Raw data >>
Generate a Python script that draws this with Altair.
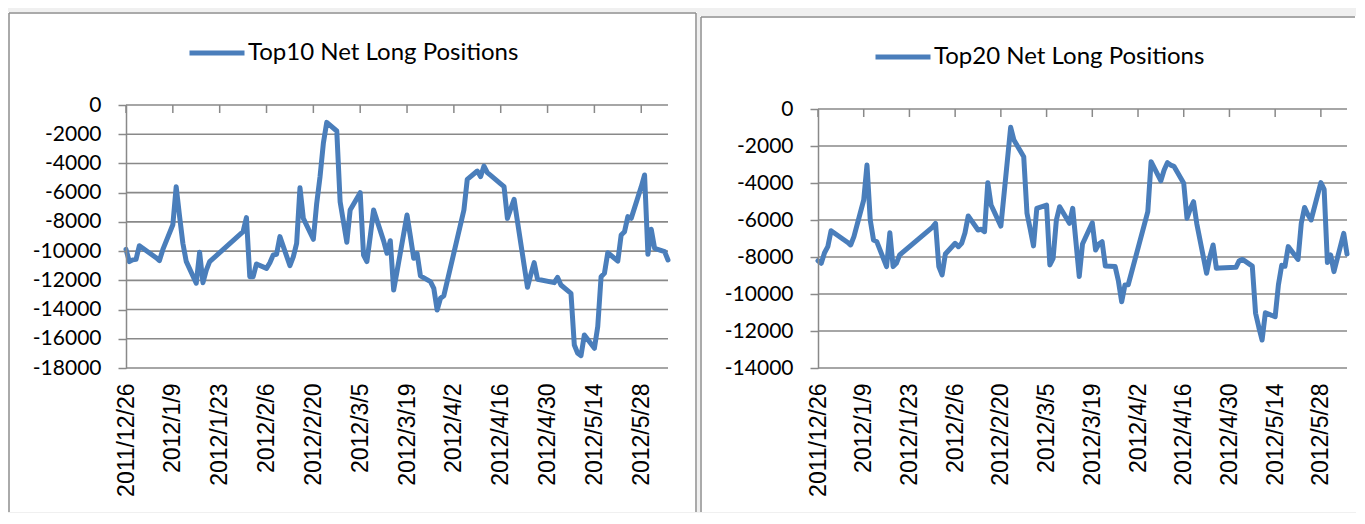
import json
import altair as alt
import pandas as pd

# ---------------- data ----------------
dates = [
    "2011-12-26", "2011-12-27", "2011-12-28", "2011-12-29", "2011-12-30",
    "2012-01-04", "2012-01-05", "2012-01-06", "2012-01-09", "2012-01-10", "2012-01-11", "2012-01-12", "2012-01-13",
    "2012-01-16", "2012-01-17", "2012-01-18", "2012-01-19", "2012-01-20",
    "2012-01-30", "2012-01-31", "2012-02-01", "2012-02-02", "2012-02-03",
    "2012-02-06", "2012-02-07", "2012-02-08", "2012-02-09", "2012-02-10",
    "2012-02-13", "2012-02-14", "2012-02-15", "2012-02-16", "2012-02-17",
    "2012-02-20", "2012-02-21", "2012-02-22", "2012-02-23", "2012-02-24",
    "2012-02-27", "2012-02-28", "2012-02-29", "2012-03-01", "2012-03-02",
    "2012-03-05", "2012-03-06", "2012-03-07", "2012-03-08", "2012-03-09",
    "2012-03-12", "2012-03-13", "2012-03-14", "2012-03-15", "2012-03-16",
    "2012-03-19", "2012-03-20", "2012-03-21", "2012-03-22", "2012-03-23",
    "2012-03-26", "2012-03-27", "2012-03-28", "2012-03-29", "2012-03-30",
    "2012-04-05", "2012-04-06",
    "2012-04-09", "2012-04-10", "2012-04-11", "2012-04-12", "2012-04-13",
    "2012-04-16", "2012-04-17", "2012-04-18", "2012-04-19", "2012-04-20",
    "2012-04-23", "2012-04-24", "2012-04-25", "2012-04-26", "2012-04-27",
    "2012-05-02", "2012-05-03", "2012-05-04",
    "2012-05-07", "2012-05-08", "2012-05-09", "2012-05-10", "2012-05-11",
    "2012-05-14", "2012-05-15", "2012-05-16", "2012-05-17", "2012-05-18",
    "2012-05-21", "2012-05-22", "2012-05-23", "2012-05-24", "2012-05-25",
    "2012-05-28", "2012-05-29", "2012-05-30", "2012-05-31", "2012-06-01",
    "2012-06-04", "2012-06-05",
]

top10 = [
    -9880, -10720, -10600, -10560, -9630,
    -10450, -10650, -9900, -8200, -5600, -7600, -9470, -10700,
    -12200, -10080, -12160, -11300, -10720,
    -8670, -7710, -11750, -11750, -10880,
    -11180, -10800, -10270, -10220, -9010,
    -11000, -10400, -9470, -5660, -7760,
    -9190, -6730, -4900, -2600, -1190,
    -1780, -6620, -8000, -9400, -7190,
    -6000, -10270, -10720, -9000, -7190,
    -9300, -10150, -9290, -12660, -11400,
    -7530, -9000, -10490, -10150, -11700,
    -12090, -12550, -14030, -13230, -13050,
    -7190, -5090,
    -4520, -4900, -4180, -4630, -4820,
    -5400, -5590, -7760, -7100, -6460,
    -10970, -12480, -11600, -10790, -11930,
    -12160, -11800, -12320,
    -12890, -16430, -16990, -17150, -15740,
    -16650, -15170, -11750, -11520, -10110,
    -10680, -8900, -8670, -7640, -7760,
    -5600, -4790, -10220, -8510, -9810,
    -10040, -10610,
]

top20 = [
    -8200, -8340, -7770, -7440, -6580,
    -7200, -7350, -6900, -4920, -3030, -6000, -7080, -7170,
    -8520, -6690, -8520, -8340, -7890,
    -6400, -6180, -8520, -8970, -7840,
    -7260, -7440, -7260, -6700, -5780,
    -6540, -6500, -6630, -3980, -5190,
    -6330, -4550, -2770, -990, -1680,
    -2580, -5640, -6500, -7400, -5370,
    -5190, -8430, -8070, -6000, -5280,
    -6180, -5370, -7200, -9060, -7300,
    -6150, -7620, -7300, -7170, -8490,
    -8520, -9300, -10420, -9510, -9500,
    -5550, -2850,
    -3880, -3300, -2900, -3030, -3100,
    -4020, -5900, -5400, -5010, -6200,
    -8880, -8000, -7350, -8610, -8600,
    -8560, -8200, -8130,
    -8490, -11040, -11800, -12490, -11010,
    -11230, -9500, -8450, -8500, -7440,
    -8130, -6180, -5320, -5700, -6000,
    -3980, -4340, -8300, -7890, -8790,
    -6720, -7840,
]

tick_labels = ["2011/12/26", "2012/1/9", "2012/1/23", "2012/2/6", "2012/2/20", "2012/3/5",
               "2012/3/19", "2012/4/2", "2012/4/16", "2012/4/30", "2012/5/14", "2012/5/28"]
y_ticks_10 = [0, -2000, -4000, -6000, -8000, -10000, -12000, -14000, -16000, -18000]
y_ticks_20 = [0, -2000, -4000, -6000, -8000, -10000, -12000, -14000]
axis_start = "2011-12-26"
axis_end = "2012-06-05"

# ---------------- derived ----------------
start = pd.Timestamp(axis_start)
day = [int(d) for d in (pd.to_datetime(dates) - start).days]
end_day = int((pd.Timestamp(axis_end) - start).days)
tick_days = [int(d) for d in (pd.to_datetime(tick_labels, format="%Y/%m/%d") - start).days]
label_expr = f"{json.dumps(tick_labels)}[indexof({json.dumps(tick_days)}, datum.value)]"

BLUE = "#4a7ebb"
GRID = "#898989"
BORDER = "#8e8e8e"
BG = "#f0f0f0"

H = 263  # common plot-area height (both panels share the bottom line)


def panel(values, name, yticks, W, top_off, box, legend_x, legend_y, draw_right_border):
    bl, br, bt, bb = box
    df = pd.DataFrame({"day": day, "value": values, "series": name})
    one = pd.DataFrame({"k": [0]})
    xscale = alt.Scale(domain=[0, end_day], nice=False, zero=False)
    yscale = alt.Scale(domain=[min(yticks), 0], nice=False, zero=False, range=[H, top_off])
    xaxis = alt.Axis(
        values=tick_days, labelExpr=label_expr, labelAngle=270, domain=False, ticks=False,
        tickSize=0, grid=False, labelPadding=15, labelFont="Liberation Sans", labelFontSize=23,
        labelColor="black", labelFlush=False, labelOverlap=False, title=None, zindex=1)
    yaxis = alt.Axis(
        values=yticks, labelExpr="'' + datum.value", domain=True, domainColor=GRID, domainWidth=1.5,
        ticks=True, tickColor=GRID, tickWidth=1.5, tickSize=8, grid=False, labelPadding=17,
        labelFont="Lato", labelFontSize=21, labelColor="black", title=None, zindex=1)

    layers = []
    layers.append(alt.Chart(one).mark_rect(fill="white").encode(
        x=alt.value(bl), x2=alt.value(br), y=alt.value(bt), y2=alt.value(bb)))
    # frame borders (top, left, optional right)
    layers.append(alt.Chart(one).mark_rule(color=BORDER, strokeWidth=1.5).encode(
        x=alt.value(bl + 1), x2=alt.value(br - 1), y=alt.value(bt + 1)))
    layers.append(alt.Chart(one).mark_rule(color=BORDER, strokeWidth=1.5).encode(
        x=alt.value(bl + 1), y=alt.value(bt + 1), y2=alt.value(bb)))
    if draw_right_border:
        layers.append(alt.Chart(one).mark_rule(color=BORDER, strokeWidth=1.5).encode(
            x=alt.value(br - 1), y=alt.value(bt + 1), y2=alt.value(bb)))
    # horizontal gridlines
    layers.append(alt.Chart(pd.DataFrame({"v": yticks})).mark_rule(color=GRID, strokeWidth=1.6).encode(
        y=alt.Y("v:Q", scale=yscale, axis=yaxis)))
    # date-axis ticks along the zero line
    layers.append(alt.Chart(pd.DataFrame({"d": tick_days})).mark_rule(color=GRID, strokeWidth=1.5).encode(
        x=alt.X("d:Q", scale=xscale, axis=xaxis), y=alt.value(top_off), y2=alt.value(top_off + 8)))
    # the series
    layers.append(alt.Chart(df).mark_line(strokeWidth=5, strokeJoin="round", strokeCap="round").encode(
        x=alt.X("day:Q", scale=xscale, axis=xaxis),
        y=alt.Y("value:Q", scale=yscale, axis=yaxis),
        color=alt.Color("series:N", scale=alt.Scale(domain=[name], range=[BLUE]), legend=alt.Legend(
            orient="none", legendX=legend_x, legendY=legend_y, title=None, symbolType="stroke",
            symbolSize=3025, symbolStrokeWidth=5, labelFont="Lato", labelFontSize=24,
            labelColor="black", labelLimit=0, labelOffset=1, padding=0, zindex=1)),
    ))
    return alt.layer(*layers).properties(width=W, height=H)


left = panel(top10, "Top10 Net Long Positions", y_ticks_10, 542, 0,
             (-118, 571, -93, 407), 61, -82, True)
right = panel(top20, "Top20 Net Long Positions", y_ticks_20, 529, 4,
              (-118, 538, -89, 407), 55, -78, False)

chart = alt.hconcat(left, right, spacing=3).resolve_scale(
    color="independent").resolve_legend(color="independent").properties(
    padding={"left": 0, "top": 4, "right": 0, "bottom": 0}, background=BG
).configure_view(stroke=None)

chart.save("out.html", embed_options={"renderer": "svg", "actions": False})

Instructions to follow >>
Transcribe exactly, with no pictures, the lines running from the first line of the material through the line holding "import pandas as pd".

Solution below >>
Generate a Python script that draws this with Altair.
import json
import altair as alt
import pandas as pd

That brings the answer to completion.